Help with this little baby

I see a problem in his tail like a deformity, how do you see this leopard gecko? only has 3 months. Do you think this could be a problem in the future?


It could be a possible problem in the future, But if you are selling it MUST be a pet only.
@mblaney can help


@erie-herps and @mblaney may be of use. :blush:


Looks like a kink.
Wonder if something spinal like twisted spine?
(I’ve only seen in Cresties though so we shall see what the experts in Leo’s say!)


I agree that it looks like a spinal kink where the spine meets the tail, if you really want to know a radiograph could show it (I think, @mblaney would know better). As @godzillao4 said, he shouldn’t be bred and should be sold as a pet only so the problem isn’t passed onto offspring and he isn’t harmed.
He could have problems in the future with impaction or passing poop/urates, he could also have a problem with hemipenes, only time will tell. It shouldn’t be a huge problem since it’s a relatively small kink.


Cute little fellow!! What everyone has said is right- don’t breed this gecko and sell it as ‘Pet Only’ (withhold its genetics so that no one will disingenuously purchase it to breed it).

Many people claim kinks are solely the result of incubator temperature fluctuations. While I think temp changes can sometimes cause issues, I don’t think it’s the case anywhere near as often as is claimed. Thus, I would (personally) not breed this gecko ever, and never breed it’s dam and sire together again. I would also take note of the bloodlines that resulted in this and consider avoiding similar pairings in the future. Most others would disagree, but since there are so many 100% healthy leos out there, there’s no excuse for taking chances, in my opinion.

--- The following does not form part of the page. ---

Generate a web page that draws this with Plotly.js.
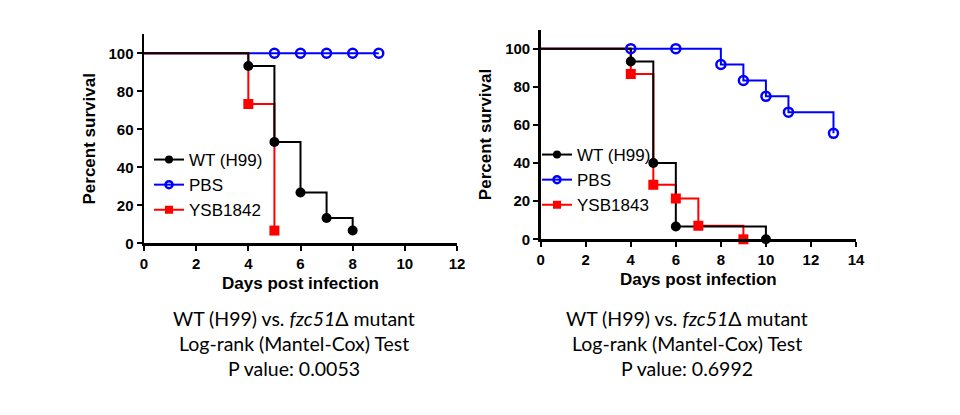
<!DOCTYPE html>
<html>
<head>
<meta charset="utf-8">
<script src="https://cdn.plot.ly/plotly-3.0.1.min.js"></script>
<style>html,body{margin:0;padding:0;background:#fff;}#chart{width:960px;height:415px;}</style>
</head>
<body>
<div id="chart"></div>
<script>
// ---- Data ----
const seriesNames = ["WT (H99)", "PBS"];
const leftMutantName = "YSB1842";
const rightMutantName = "YSB1843";

// Left panel
const L_wt_days  = [0, 4, 5, 6, 7, 8];
const L_wt_surv  = [100, 93.3, 53.3, 26.7, 13.3, 6.7];
const L_pbs_days = [0, 5, 6, 7, 8, 9];
const L_pbs_surv = [100, 100, 100, 100, 100, 100];
const L_mut_days = [0, 4, 5];
const L_mut_surv = [100, 73.3, 6.7];

// Right panel
const R_wt_days  = [0, 4, 5, 6, 10];
const R_wt_surv  = [100, 93.3, 40, 6.7, 0];
const R_pbs_days = [0, 4, 6, 8, 9, 10, 11, 13];
const R_pbs_surv = [100, 100, 100, 91.7, 83.3, 75, 66.7, 55.6];
const R_mut_days = [0, 4, 5, 6, 7, 9];
const R_mut_surv = [100, 86.7, 28.6, 21.4, 7.1, 0];

const yTickVals = [0, 20, 40, 60, 80, 100];
const L_xTickVals = [0, 2, 4, 6, 8, 10, 12];
const R_xTickVals = [0, 2, 4, 6, 8, 10, 12, 14];

const xTitle = "Days post infection";
const yTitle = "Percent survival";
const L_caption = ["WT (H99) vs. <i>fzc51</i>Δ mutant", "Log-rank (Mantel-Cox) Test", "P value: 0.0053"];
const R_caption = ["WT (H99) vs. <i>fzc51</i>Δ mutant", "Log-rank (Mantel-Cox) Test", "P value: 0.6992"];

// ---- Styles ----
const W = 960, H = 415;
const BLACK = "#000000", BLUE = "#0000ff", RED = "#ff0000";
const AX_FONT = "Arial, 'Liberation Sans', sans-serif";
const CAP_FONT = "Lato, 'Open Sans', sans-serif";

const styles = {
  wt:  {color: BLACK, symbol: "circle", size: 10, lw: 0},
  pbs: {color: BLUE, symbol: "circle-open", size: 9, lw: 2.5},
  mut: {color: RED, symbol: "square", size: 10, lw: 0}
};

function lineTrace(x, y, st, xa, ya) {
  return {x: x, y: y, xaxis: xa, yaxis: ya, type: "scatter", mode: "lines",
    line: {shape: "hv", color: st.color, width: 2}, showlegend: false, hoverinfo: "skip", cliponaxis: false};
}
function markerTrace(x, y, st, xa, ya) {
  return {x: x.slice(1), y: y.slice(1), xaxis: xa, yaxis: ya, type: "scatter", mode: "markers",
    marker: {symbol: st.symbol, size: st.size, color: st.color, line: {color: st.color, width: st.lw}},
    showlegend: false, cliponaxis: false};
}
function legendTrace(name, st, xa, ya, lg) {
  return {x: [null], y: [null], xaxis: xa, yaxis: ya, type: "scatter", mode: "lines+markers", name: name,
    legend: lg, line: {color: st.color, width: 2},
    marker: {symbol: st.symbol, size: st.size - 2, color: st.color, line: {color: st.color, width: st.lw}}};
}

const traces = [
  lineTrace(L_pbs_days, L_pbs_surv, styles.pbs, "x", "y"),
  lineTrace(L_mut_days, L_mut_surv, styles.mut, "x", "y"),
  lineTrace(L_wt_days, L_wt_surv, styles.wt, "x", "y"),
  markerTrace(L_pbs_days, L_pbs_surv, styles.pbs, "x", "y"),
  markerTrace(L_mut_days, L_mut_surv, styles.mut, "x", "y"),
  markerTrace(L_wt_days, L_wt_surv, styles.wt, "x", "y"),
  legendTrace(seriesNames[0], styles.wt, "x", "y", "legend"),
  legendTrace(seriesNames[1], styles.pbs, "x", "y", "legend"),
  legendTrace(leftMutantName, styles.mut, "x", "y", "legend"),

  lineTrace(R_pbs_days, R_pbs_surv, styles.pbs, "x2", "y2"),
  lineTrace(R_mut_days, R_mut_surv, styles.mut, "x2", "y2"),
  lineTrace(R_wt_days, R_wt_surv, styles.wt, "x2", "y2"),
  markerTrace(R_pbs_days, R_pbs_surv, styles.pbs, "x2", "y2"),
  markerTrace(R_mut_days, R_mut_surv, styles.mut, "x2", "y2"),
  markerTrace(R_wt_days, R_wt_surv, styles.wt, "x2", "y2"),
  legendTrace(seriesNames[0], styles.wt, "x2", "y2", "legend2"),
  legendTrace(seriesNames[1], styles.pbs, "x2", "y2", "legend2"),
  legendTrace(rightMutantName, styles.mut, "x2", "y2", "legend2")
];

function px2fx(px) { return px / W; }
function px2fy(py) { return 1 - py / H; }

function xAxis(range, tickvals, x0, x1, anchor) {
  return {domain: [px2fx(x0), px2fx(x1)], range: range, anchor: anchor, tickmode: "array", tickvals: tickvals,
    showgrid: false, zeroline: false, showline: true, linecolor: BLACK, linewidth: 2.5,
    ticks: "outside", ticklen: 5, tickwidth: 2, tickcolor: BLACK,
    tickfont: {family: AX_FONT, size: 15, color: BLACK, weight: "bold"},
    title: {text: "<b>" + xTitle + "</b>", font: {family: AX_FONT, size: 17, color: BLACK}, standoff: 7},
    fixedrange: true, automargin: false};
}
function yAxis(range, tickvals, y0, y1, anchor) {
  return {domain: [px2fy(y0), px2fy(y1)], range: range, anchor: anchor, tickmode: "array", tickvals: tickvals,
    showgrid: false, zeroline: false, showline: true, linecolor: BLACK, linewidth: 2.5,
    ticks: "outside", ticklen: 5, tickwidth: 2, tickcolor: BLACK,
    tickfont: {family: AX_FONT, size: 15, color: BLACK, weight: "bold"},
    title: {text: "<b>" + yTitle + "</b>", font: {family: AX_FONT, size: 17, color: BLACK}, standoff: 9},
    fixedrange: true, automargin: false};
}

const annotations = [];
const capY = [318, 343, 368];
function addCaption(lines, cx) {
  lines.forEach(function (t, i) {
    annotations.push({text: t, xref: "paper", yref: "paper", x: px2fx(cx), y: px2fy(capY[i]),
      xanchor: "center", yanchor: "middle", showarrow: false,
      font: {family: CAP_FONT, size: 19.5, color: BLACK}});
  });
}
addCaption(L_caption, 294);
addCaption(R_caption, 687);

const layout = {
  width: W, height: H, margin: {l: 0, r: 0, t: 0, b: 0},
  paper_bgcolor: "#ffffff", plot_bgcolor: "rgba(0,0,0,0)",
  xaxis: xAxis([0, 12], L_xTickVals, 144, 457, "y"),
  yaxis: yAxis([0, 110], yTickVals, 243.3, 34.3, "x"),
  xaxis2: xAxis([0, 14], R_xTickVals, 540.7, 856, "y2"),
  yaxis2: yAxis([0, 110], yTickVals, 239.3, 29.6, "x2"),
  legend: {x: px2fx(149), y: px2fy(142), xanchor: "left", yanchor: "top", bgcolor: "rgba(0,0,0,0)",
    font: {family: AX_FONT, size: 17, color: BLACK}, itemwidth: 30, tracegroupgap: 0},
  legend2: {x: px2fx(537), y: px2fy(137), xanchor: "left", yanchor: "top", bgcolor: "rgba(0,0,0,0)",
    font: {family: AX_FONT, size: 17, color: BLACK}, itemwidth: 30, tracegroupgap: 0},
  annotations: annotations,
  showlegend: true
};

Plotly.newPlot("chart", traces, layout, {displayModeBar: false, staticPlot: true});
</script>
</body>
</html>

From a health standpoint- if this gecko is female, it may encounter problems laying eggs (female leos that have not been bred can still lay dud eggs occasionally). Any owner you give this to should know that they are taking in an animal that may require surgery for egg binding at a later date, if it is female. It is also likely to develop a bit more arthritis with age.

A herp vet could possibly take radiographs and speculate as to the medical significance of the abnormalities. In mammals, radiographs of the abdomen can lose a lot of detail in babies, and I don’t know if there’s a similar phenomenon with the coelom of baby reptiles. Since baby geckos are so small anyway, it might be wisest to wait until it’s a bit older before doing imaging, unless your herp vet can use dental radiography equipment to get more detailed/small images or some other equivalent.

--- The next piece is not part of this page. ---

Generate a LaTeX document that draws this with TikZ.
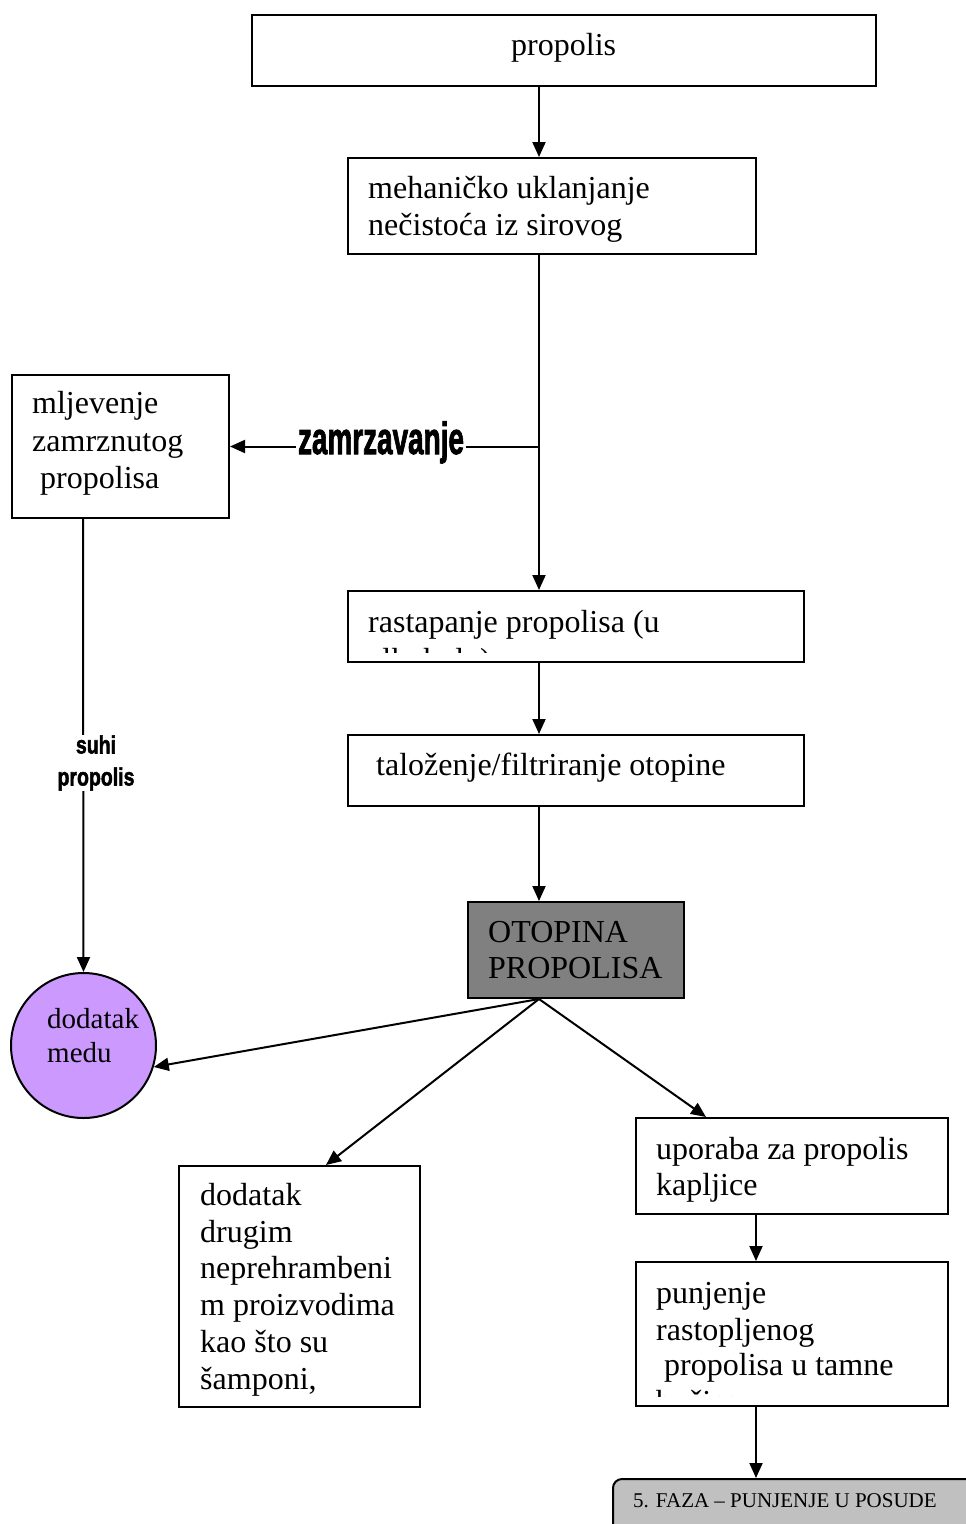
\documentclass[tikz,border=0pt]{standalone}
\usepackage{fontspec}
\setmainfont{Liberation Serif}
\newfontfamily\arialf{Liberation Sans}[BoldFeatures={FakeBold=2.2}]
\usetikzlibrary{arrows.meta}
\definecolor{lilac}{HTML}{CC99FF}
\definecolor{otgray}{HTML}{808080}
\definecolor{fazagray}{HTML}{C0C0C0}
\begin{document}
\begin{tikzpicture}[x=1pt,y=-1pt,
  box/.style={draw, line width=2pt, inner sep=0pt, anchor=north west},
  txt/.style={anchor=base west, inner sep=0pt, font=\fontsize{32}{36.8}\selectfont},
  ctxt/.style={anchor=base west, inner sep=0pt, font=\fontsize{29}{34}\selectfont},
  arr/.style={line width=2pt, -{Triangle[length=15pt,width=13pt]}},
  wordart/.style={fill=white, inner ysep=0pt, inner xsep=2pt}]
\clip (0,0) rectangle (966,1524);
\fill[white] (0,0) rectangle (966,1524);
% boxes
\node[box, minimum width=624pt, minimum height=71pt] (p) at (251,14) {};
\node[box, minimum width=408pt, minimum height=96pt] (m) at (347,157) {};
\node[box, minimum width=217pt, minimum height=143pt] (mj) at (11,374) {};
\node[box, minimum width=456pt, minimum height=71pt] (r) at (347,590) {};
\node[box, minimum width=456pt, minimum height=71pt] (t) at (347,734) {};
\node[box, fill=otgray, minimum width=216pt, minimum height=96pt] (ot) at (467,901) {};
\node[draw, circle, line width=2pt, fill=lilac, minimum size=145pt, inner sep=0pt] (c) at (83.5,1045.5) {};
\node[box, minimum width=241pt, minimum height=241pt] (dd) at (178,1165) {};
\node[box, minimum width=312pt, minimum height=96pt] (up) at (635,1117) {};
\node[box, minimum width=312pt, minimum height=144pt] (pu) at (635,1261) {};
\node[box, rounded corners=9pt, fill=fazagray, minimum width=400pt, minimum height=90pt] (fz) at (612,1478) {};
% texts
\node[txt] (pt) at (511,55) {propolis};
\node[txt] (m1) at (368,198) {mehaničko uklanjanje};
\node[txt] (m2) at (368,235) {nečistoća iz sirovog};
\node[txt] (j1) at (32,413) {mljevenje};
\node[txt] (j2) at (32,451) {zamrznutog};
\node[txt] (j3) at (40,488) {propolisa};
\begin{scope}
  \clip (349,592) rectangle (801,652);
  \node[txt] (r1) at (368,632) {rastapanje propolisa (u};
  \node[txt] (r2) at (368,670) {alkoholu)};
\end{scope}
\node[txt] (t1) at (376,775) {taloženje/filtriranje otopine};
\node[txt] (o1) at (488,942) {OTOPINA};
\node[txt] (o2) at (488,978) {PROPOLISA};
\node[ctxt] (c1) at (47,1028) {dodatak};
\node[ctxt] (c2) at (47,1062) {medu};
\node[txt] (d1) at (200,1205) {dodatak};
\node[txt] (d2) at (200,1242) {drugim};
\node[txt] (d3) at (200,1278) {neprehrambeni};
\node[txt] (d4) at (200,1315) {m proizvodima};
\node[txt] (d5) at (200,1352) {kao što su};
\node[txt] (d6) at (200,1389) {šamponi,};
\node[txt] (u1) at (656,1159) {uporaba za propolis};
\node[txt] (u2) at (656,1195) {kapljice};
\begin{scope}
  \clip (637,1263) rectangle (945,1396);
  \node[txt] (q1) at (656,1303) {punjenje};
  \node[txt] (q2) at (656,1340) {rastopljenog};
  \node[txt] (q3) at (664,1375) {propolisa u tamne};
  \node[txt] (q4) at (656,1412) {bočice};
\end{scope}
\node[anchor=base west, inner sep=0pt, font=\fontsize{21}{24}\selectfont] (f1) at (633,1507) {5. FAZA – PUNJENJE U POSUDE};
% connectors
\coordinate (sp) at (539,0);
\coordinate (lsp) at (83,0);
\coordinate (rsp) at (756,0);
\draw[arr] (p.south -| sp) -- (m.north -| sp);
\draw[arr] (m.south -| sp) -- (r.north -| sp);
\draw[arr] (sp |- mj.east) -- (mj.east);
\draw[arr] (r.south -| sp) -- (t.north -| sp);
\draw[arr] (t.south -| sp) -- (ot.north -| sp);
\draw[arr] (mj.south -| lsp) -- (c.north);
\draw[arr] (ot.south -| sp) -- (c.-17);
\draw[arr] (ot.south -| sp) -- ([xshift=26.5pt]dd.north);
\draw[arr] (ot.south -| sp) -- ([xshift=-86pt]up.north);
\draw[arr] (up.south -| rsp) -- (pu.north -| rsp);
\draw[arr] (pu.south -| rsp) -- (fz.north -| rsp);
% connector labels
\node[wordart, anchor=base, font=\arialf\bfseries\fontsize{45}{48}\selectfont] (zl) at (381,454) {\scalebox{0.62}[1]{zamrzavanje}};
\node[wordart, inner xsep=0pt, align=center, font=\arialf\bfseries\fontsize{25}{32}\selectfont] (sl) at (96,763) {\scalebox{0.78}[1]{suhi}\\\scalebox{0.78}[1]{propolis}};
\end{tikzpicture}
\end{document}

There’s no reason to euthanize this gecko, it can almost certainly have a good life. I have 2 tips (and they are kinda hot takes):

  1. Once old enough, I recommend having an experienced herp vet do a proactive ovariectomy- leaving the uterus behind, intact, but removing both ovaries. My reasoning is that I believe this gecko may be more prone to developing egg dystocia because of its deformity, and it is a LOT safer, faster, and more successful to do the surgery as a preventative measure, than to do it when a gecko is very ill from egg binding. The uterus should be left behind in case the vet misses any follicles and they develop into eggs.

  2. I suggest discussing with your herp vet what joint supplements would be appropriate to start giving this gecko once it’s older. Dosage is not the same as a dog or cat, and some can be overdosed, so make sure your vet is specific. Products I have used in different contexts (and very very small amounts) include Glycoflex and omega 3 fish oil.